War's ein gutes Leben im Sozialismus? Pause damals bei Gaus. In der Antwort kam das Wort »beschissen« vor, aber es wurde besiegt durch ein bedachtes: »Doch, doch.« Dieser Großversuch sei doch ständig der Umklammerung durch einen kapitalistischen Gegner ausgesetzt gewesen, von Beginn an. Grausam. Hoffnungslos. Man lese Babels »Reiterarmee«. Jetzt, im neuen Europa, sei »alles zurückgesetzt in ein altes System, aufpoliert als liberal«. Er fühlt sich als Teil einer gescheiterten Generation. Es blieb diese »grauenhafte« Ohnmacht – jetzt gegenüber dem Markt, dessen »Vergewaltigungscharakter«.

Wenn man Böttchers Filme heute sieht – auch die gegen den Terror in Chile, die Beobachtungen beim Bau des Berliner Marx-Engels-Monumentes –, halten sie immer etwas unter Verschluss. Auch die Arbeiterporträts tun das. Als wollten sie, in ihrer Schwerkraft, doch etwas Schwebendes retten. Als wüssten sie: Leben braucht Protektion. Nur alles Elend ist von selbst. Also klammern wir uns an dessen Gegenteil. An Sinn. Der freilich ist nicht von selbst.

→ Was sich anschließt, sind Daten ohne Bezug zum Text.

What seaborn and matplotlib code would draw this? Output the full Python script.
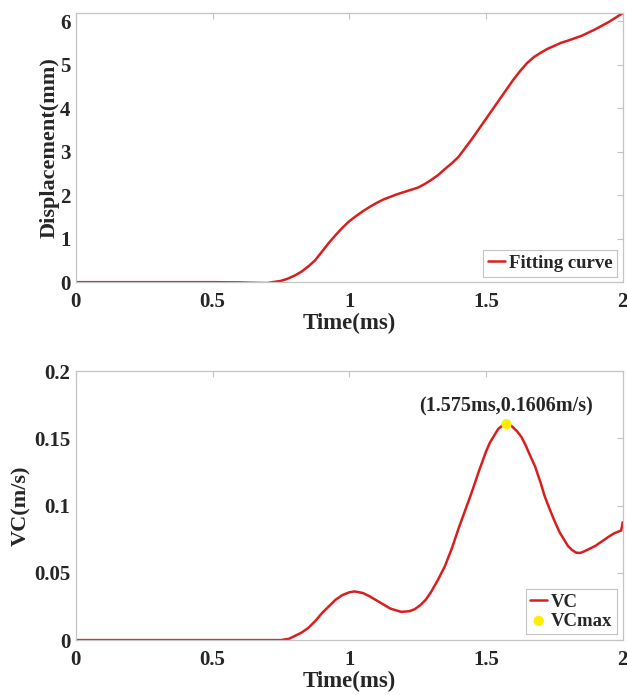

Und weil das so ist, sind Böttcher und Strawalde nie Dissidenten gewesen, der Mann war, filmend, mehr: ein Träumer, einer, der sich mit der listigen Souveränität des Schüchternen ins Bild der rüden Wirklichkeit rückte. Selbststilisierung als Eigen-Macht. Es gibt – 1986 filmte Böttcher »In Georgien« – von dort ein Bild, das er in die Kamera hält: eine Ikone. Irgendwie gleichen sich die Gesichter. Des Regisseurs Kurzschluss mit der Gläubigkeit: Realität kann man so zeigen, dass sie überspringbar, steigerbar wird.

Rangieren lernen. Das Wort liegt aus gutem Grunde im Klanggebiet des Arrangierens – das Gesetz der Weichen ist stahlhart. Jürgen Böttcher, der nun achtzig ist, hat sich durchaus auch, nach Maßgabe seiner Gewissenskraft, arrangiert. Hat in der Welt der Weichen, die Freiheit oder Falle sein können, wohl rangiert. Hat Fahrt gesucht, hat die Strecke gefunden in ein Werk von Rang.